Records:
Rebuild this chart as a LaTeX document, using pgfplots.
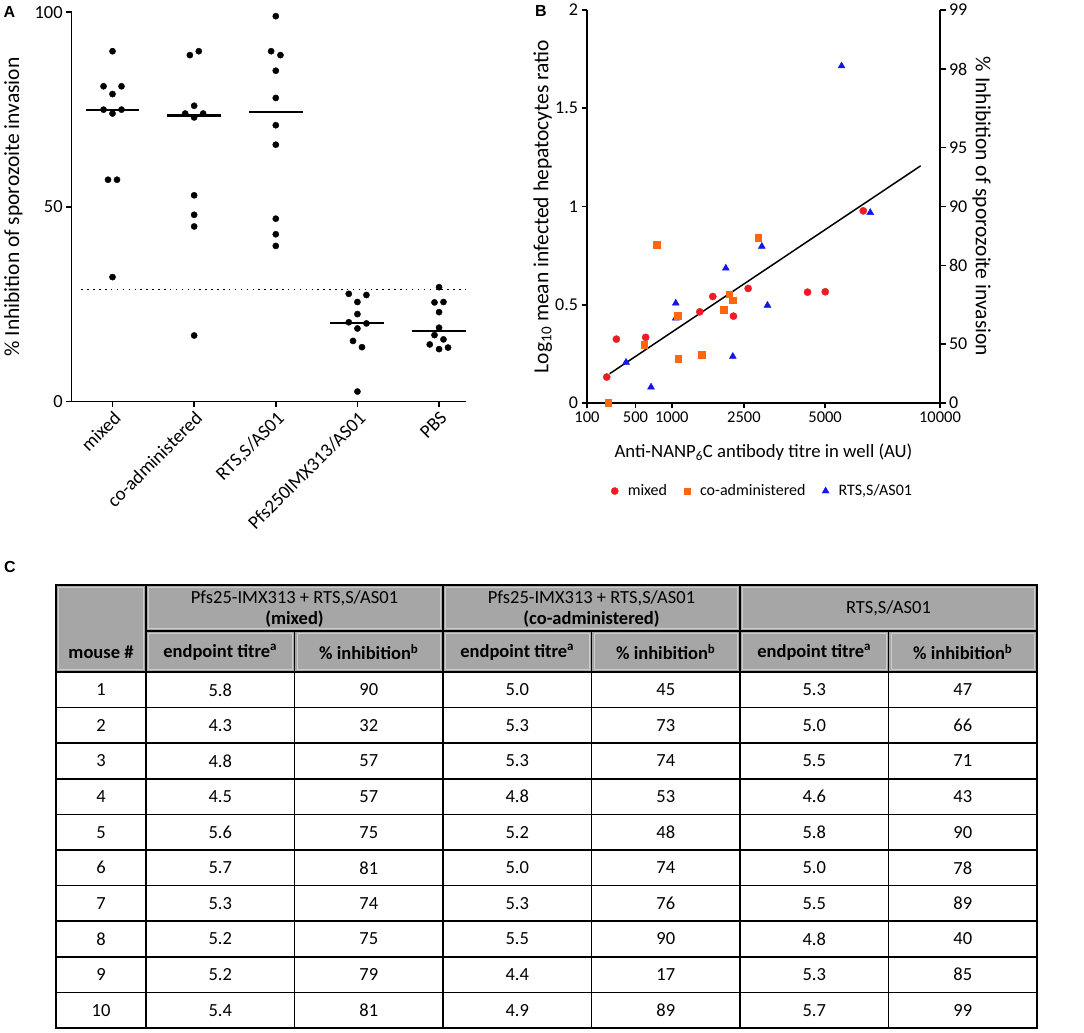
\documentclass[border=0pt]{standalone}
\usepackage{fontspec}
\setmainfont{Carlito}
\newfontfamily\letterfont{Liberation Sans}
\usepackage{pgfplots}
\pgfplotsset{compat=1.18}

\definecolor{mixred}{RGB}{237,28,36}
\definecolor{coorange}{RGB}{255,102,16}
\definecolor{rtsblue}{RGB}{20,20,235}
\definecolor{hdrgray}{RGB}{166,166,166}
\definecolor{hdrlight}{RGB}{205,205,205}

\newcommand{\fs}[1]{\fontsize{#1}{#1}\selectfont}

\pgfplotsset{
  prism/.style={
    scale only axis,
    axis line style={line width=1.6pt},
    every tick/.style={black, line width=1.6pt},
    major tick length=5.5pt,
    tick align=outside,
    /pgf/number format/assume math mode=true,
    clip=false,
  },
}

\begin{document}
\begin{tikzpicture}
\path[use as bounding box] (0pt,0pt) rectangle (1084pt,1033pt);

% ---- panel A: dot plot
\begin{axis}[prism,
  at={(71.7pt,631.3pt)}, anchor=south west, width=394.3pt, height=389.4pt,
  xmin=0.5, xmax=5.33, ymin=0, ymax=100,
  axis x line*=bottom, axis y line*=left,
  xtick={1,2,3,4,5},
  xticklabels={mixed,co-administered,{RTS,S/AS01},Pfs250IMX313/AS01,PBS},
  xticklabel style={font=\fs{19}, rotate=45, anchor=north east, inner sep=2pt},
  ytick={0,50,100}, yticklabel style={font=\fs{18.5}},
  ylabel={\% Inhibition of sporozoite invasion},
  ylabel style={font=\fs{21.5}, at={(axis description cs:-0.148,0.5)}, anchor=center},
]
% threshold
\addplot[black, line width=1.5pt, dash pattern=on 1.5pt off 4.4pt] coordinates {(0.62,28.8) (5.33,28.8)};
% medians
\addplot[black, line width=2.1pt] coordinates {(0.67,75) (1.33,75)};
\addplot[black, line width=2.1pt] coordinates {(1.67,73.5) (2.33,73.5)};
\addplot[black, line width=2.1pt] coordinates {(2.67,74.5) (3.33,74.5)};
\addplot[black, line width=2.1pt] coordinates {(3.67,20.3) (4.33,20.3)};
\addplot[black, line width=2.1pt] coordinates {(4.67,18.05) (5.33,18.05)};
% mixed
\addplot[only marks, mark=*, mark size=3.1pt, black] coordinates {
  (1,90) (0.89,81) (1.11,81) (1,79) (0.89,75) (1.11,75) (1,74) (0.945,57) (1.055,57) (1,32)};
% co-administered
\addplot[only marks, mark=*, mark size=3.1pt, black] coordinates {
  (1.947,89) (2.057,90) (2,76) (1.89,74) (2.11,74) (2,73) (2,53) (2,48) (2,45) (2,17)};
% RTS,S/AS01
\addplot[only marks, mark=*, mark size=3.1pt, black] coordinates {
  (3,99) (2.943,90) (3.057,89) (3,85) (3,78) (3,71) (3,66) (3,47) (3,43) (3,40)};
% Pfs250IMX313/AS01
\addplot[only marks, mark=*, mark size=3.1pt, black] coordinates {
  (3.894,27.7) (4.11,27.4) (4,25.6) (4,22.5) (3.894,20.4) (4.11,20.1) (4,18.8) (3.946,15.6) (4.056,14.0) (4,2.6)};
% PBS
\addplot[only marks, mark=*, mark size=3.1pt, black] coordinates {
  (5,29.4) (4.944,25.5) (5.054,25.6) (5,23.0) (5,19.0) (4.944,17.1) (5.054,16.0) (4.886,14.7) (5,13.5) (5.11,13.9)};
\end{axis}

% ---- panel B: titre vs inhibition, square-root x axis
\begin{axis}[prism,
  at={(587pt,630pt)}, anchor=south west, width=353pt, height=393pt,
  x coord trafo/.code={\pgfmathparse{sqrt(#1)}},
  xmin=100, xmax=10000, ymin=0, ymax=2,
  axis x line*=bottom, axis y line*=left,
  xtick={100,500,1000,2500,5000,10000},
  xticklabels={100,500,1000,2500,5000,10000},
  ytick={0,0.5,1,1.5,2}, yticklabels={0,0.5,1,1.5,2},
  xticklabel style={font=\fs{16.5}},
  yticklabel style={font=\fs{18}},
  xlabel={Anti-NANP\textsubscript{6}C antibody titre in well (AU)},
  xlabel style={font=\fs{18.7}, at={(axis description cs:0.5,-0.125)}, anchor=center},
  ylabel={Log\textsubscript{10} mean infected hepatocytes ratio},
  ylabel style={font=\fs{21.5}, at={(axis description cs:-0.1255,0.5)}, anchor=center},
  legend columns=3, reverse legend,
  legend style={draw=none, fill=none, font=\fs{16},
    at={(axis description cs:0.494,-0.224)}, anchor=center,
    /tikz/every even column/.append style={column sep=12pt}},
  legend image code/.code={\path[draw=none] (0pt,0pt) -- (17pt,0pt);
    \draw[#1] plot coordinates {(6pt,0pt)};},
]
\addplot[black, line width=1.5pt, forget plot] coordinates {(249,0.149) (9038,1.207)};
\addplot[only marks, mark=triangle*, mark size=4pt, color=rtsblue] coordinates {
  (398,0.207) (693,0.081) (1065,0.508) (1065,0.432) (2060,0.686)
  (2226,0.237) (2978,0.797) (3138,0.497) (5610,1.715) (6760,0.969)};
\addlegendentry{RTS,S/AS01}
\addplot[only marks, mark=square*, mark size=3.3pt, color=coorange] coordinates {
  (238,0) (603,0.297) (772,0.805) (1098,0.444) (1104,0.225)
  (1535,0.247) (2014,0.476) (2138,0.553) (2218,0.524) (2877,0.842)};
\addlegendentry{co-administered}
\addplot[only marks, mark=*, mark size=3.6pt, color=mixred] coordinates {
  (226,0.132) (306,0.325) (623,0.334) (1502,0.464) (1770,0.542)
  (2241,0.442) (2610,0.583) (4386,0.564) (5004,0.566) (6470,0.978)};
\addlegendentry{mixed}
\end{axis}

\begin{axis}[prism,
  at={(587pt,630pt)}, anchor=south west, width=353pt, height=393pt,
  xmin=0, xmax=1, ymin=0, ymax=2,
  axis x line=none, axis y line*=right,
  ytick={0,0.30103,0.69897,1,1.30103,1.69897,2},
  yticklabels={0,50,80,90,95,98,99},
  yticklabel style={font=\fs{18}},
  ylabel={\% Inhibition of sporozoite invasion},
  ylabel style={font=\fs{21.5}, at={(axis description cs:1.118,0.5)}, anchor=center, rotate=180},
]
\end{axis}

% ---- panel letters
\node[font=\letterfont\bfseries\fs{16}] at (9.5pt,1021pt) {A};
\node[font=\letterfont\bfseries\fs{16}] at (541pt,1022pt) {B};
\node[font=\letterfont\bfseries\fs{16}] at (10pt,466pt) {C};

% ---- panel C: table
\begin{scope}[shift={(0pt,1033pt)}, x=1pt, y=-1pt]
\fill[hdrgray] (56,585) rectangle (1037,672);
% light inner edges of the header cells
\begin{scope}[hdrlight, line width=0.8pt]
\draw (58.5,587.5) rectangle (143.5,669.5);
\foreach \xa/\xb in {146/443,443/740,740/1037} \draw (\xa+2.5,587.5) rectangle (\xb-2.5,628.5);
\foreach \xa/\xb in {146/294.5,294.5/443,443/591.5,591.5/740,740/888.5,888.5/1037}
  \draw (\xa+2.5,633.5) rectangle (\xb-2.5,669.5);
\end{scope}
\foreach \k in {1,...,9} \draw[line width=1.6pt] (56,{672+35.6*\k}) -- (1037,{672+35.6*\k});
\draw[line width=1.6pt] (146,631) -- (1037,631);
\foreach \x in {294.5,591.5,888.5} \draw[line width=1.6pt] (\x,631) -- (\x,1028);
\foreach \x in {443,740} \draw[line width=2pt] (\x,585) -- (\x,1028);
\draw[line width=2.4pt] (146,585) -- (146,1028);
\draw[line width=2.4pt] (56,672) -- (1037,672);
\draw[line width=2.4pt] (56,585) rectangle (1037,1028);

\begin{scope}[every node/.style={font=\fs{18.5}, inner sep=0pt}]
\node[align=center, font=\fontsize{18.5}{21}\selectfont] at (294.5,609) {Pfs25-IMX313 + RTS,S/AS01\\\textbf{(mixed)}};
\node[align=center, font=\fontsize{18.5}{21}\selectfont] at (591.5,609) {Pfs25-IMX313 + RTS,S/AS01\\\textbf{(co-administered)}};
\node at (888.5,608) {RTS,S/AS01};
\node at (101,652) {\textbf{mouse \#}};
\foreach \cx in {220.25,517.25,814.25} \node at (\cx,652) {\textbf{endpoint titre\textsuperscript{a}}};
\foreach \cx in {368.75,665.75,962.75} \node at (\cx,652) {\textbf{\% inhibition\textsuperscript{b}}};
\foreach \m/\a/\b/\c/\d/\e/\f [count=\i] in {
  1/5.8/90/5.0/45/5.3/47, 2/4.3/32/5.3/73/5.0/66, 3/4.8/57/5.3/74/5.5/71,
  4/4.5/57/4.8/53/4.6/43, 5/5.6/75/5.2/48/5.8/90, 6/5.7/81/5.0/74/5.0/78,
  7/5.3/74/5.3/76/5.5/89, 8/5.2/75/5.5/90/4.8/40, 9/5.2/79/4.4/17/5.3/85,
  10/5.4/81/4.9/89/5.7/99}{
  \pgfmathsetmacro\yy{672+35.6*(\i-0.5)}
  \node at (101,\yy) {\m};
  \node at (220.25,\yy) {\a};
  \node at (368.75,\yy) {\b};
  \node at (517.25,\yy) {\c};
  \node at (665.75,\yy) {\d};
  \node at (814.25,\yy) {\e};
  \node at (962.75,\yy) {\f};
}
\end{scope}
\end{scope}
\end{tikzpicture}
\end{document}
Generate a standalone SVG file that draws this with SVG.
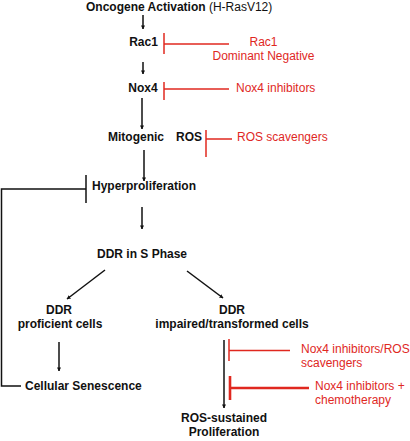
<svg xmlns="http://www.w3.org/2000/svg" width="410" height="441" viewBox="0 0 410 441">
<style>
text{font-family:"Liberation Sans",Arial,sans-serif;font-size:12px}
.b{font-weight:bold;fill:#111}
.r{fill:#e0281f}
.k{stroke:#111;stroke-width:1.5;fill:none}
.ka{stroke:#111;stroke-width:1.5;fill:none;marker-end:url(#ah)}
.rl{stroke:#e0281f;stroke-width:1.5;fill:none}
.rt{stroke:#e0281f;stroke-width:2.6;fill:none}
</style>
<defs>
<marker id="ah" viewBox="0 0 10 10" refX="9" refY="5" markerWidth="4" markerHeight="4" orient="auto" markerUnits="userSpaceOnUse">
<path d="M0,0 L10,5 L0,10 z" fill="#111"/>
</marker>
</defs>
<g id="connectors">
<line class="ka" x1="143" y1="15" x2="143" y2="29"/>
<line class="ka" x1="143" y1="62" x2="143" y2="74"/>
<line class="ka" x1="142" y1="98" x2="142" y2="129"/>
<line class="ka" x1="144" y1="150" x2="144" y2="181"/>
<line class="ka" x1="142" y1="207" x2="142" y2="229"/>
<line class="ka" x1="105" y1="270" x2="67" y2="299"/>
<line class="ka" x1="187" y1="271" x2="223" y2="298"/>
<line class="ka" x1="59" y1="342" x2="59" y2="371"/>
<line class="ka" x1="224" y1="340" x2="224" y2="408"/>
<polyline class="k" points="86,189 1.5,189 1.5,386 21,386"/>
<line class="k" x1="86" y1="175" x2="86" y2="203"/>
<line class="rl" x1="164" y1="33" x2="164" y2="54"/>
<line class="rl" x1="164" y1="44" x2="229" y2="44"/>
<line class="rl" x1="164" y1="82" x2="164" y2="100"/>
<line class="rl" x1="164" y1="89" x2="229" y2="89"/>
<line class="rl" x1="206" y1="130" x2="206" y2="157"/>
<line class="rl" x1="206" y1="139" x2="232" y2="139"/>
<line class="rl" x1="229" y1="339" x2="229" y2="361"/>
<line class="rl" x1="229" y1="350.5" x2="290" y2="350.5"/>
<line class="rt" x1="230" y1="376" x2="230" y2="400"/>
<line class="rt" x1="230" y1="388" x2="309" y2="388"/>
</g>
<g id="oncogene"><text class="b" x="86" y="11">Oncogene Activation <tspan style="font-weight:normal">(H-RasV12)</tspan></text></g>
<g id="rac1"><text class="b" x="143.5" y="46" text-anchor="middle">Rac1</text></g>
<g id="rac1dn"><text class="r" x="263.5" y="46" text-anchor="middle">Rac1</text><text class="r" x="263.5" y="60" text-anchor="middle">Dominant Negative</text></g>
<g id="nox4"><text class="b" x="143" y="92" text-anchor="middle">Nox4</text></g>
<g id="nox4inh"><text class="r" x="236" y="92">Nox4 inhibitors</text></g>
<g id="ros"><text class="b" x="108" y="141">Mitogenic</text><text class="b" x="176" y="141">ROS</text></g>
<g id="rosscav"><text class="r" x="237" y="141">ROS scavengers</text></g>
<g id="hyper"><text class="b" x="92" y="190">Hyperproliferation</text></g>
<g id="ddrs"><text class="b" x="97" y="258">DDR in S Phase</text></g>
<g id="ddrprof"><text class="b" x="59" y="314" text-anchor="middle">DDR</text><text class="b" x="60" y="328" text-anchor="middle">proficient cells</text></g>
<g id="ddrimp"><text class="b" x="232" y="314" text-anchor="middle">DDR</text><text class="b" x="232" y="328" text-anchor="middle">impaired/transformed cells</text></g>
<g id="senescence"><text class="b" x="25" y="389.5">Cellular Senescence</text></g>
<g id="inh1"><text class="r" x="301" y="353">Nox4 inhibitors/ROS</text><text class="r" x="301" y="367">scavengers</text></g>
<g id="inh2"><text class="r" x="315" y="390">Nox4 inhibitors +</text><text class="r" x="315" y="404">chemotherapy</text></g>
<g id="rosprolif"><text class="b" x="224" y="422" text-anchor="middle">ROS-sustained</text><text class="b" x="224" y="436" text-anchor="middle">Proliferation</text></g>
</svg>
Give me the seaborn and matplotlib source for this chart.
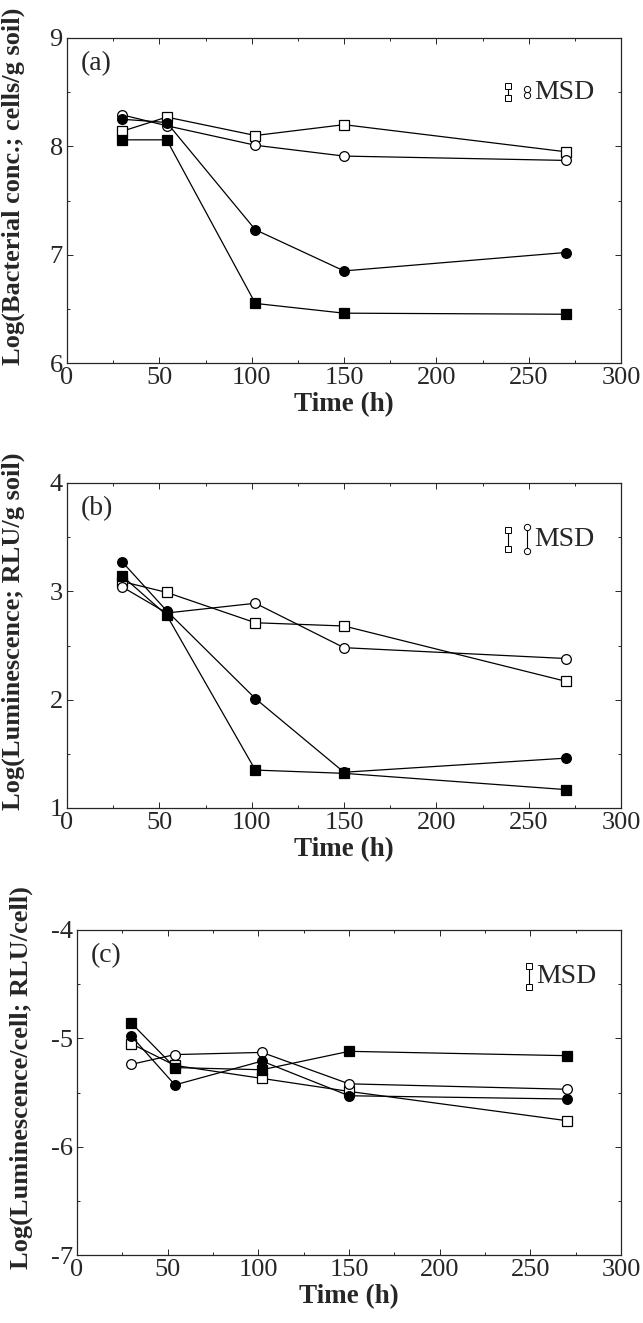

■ STATED GOAL ■
Search the preceding listing for "standalone" and extract every line where it is found.

■ RESPONSE TO THE TASK ■
\documentclass[border=0pt]{standalone}
Generate a standalone SVG file that draws this with SVG.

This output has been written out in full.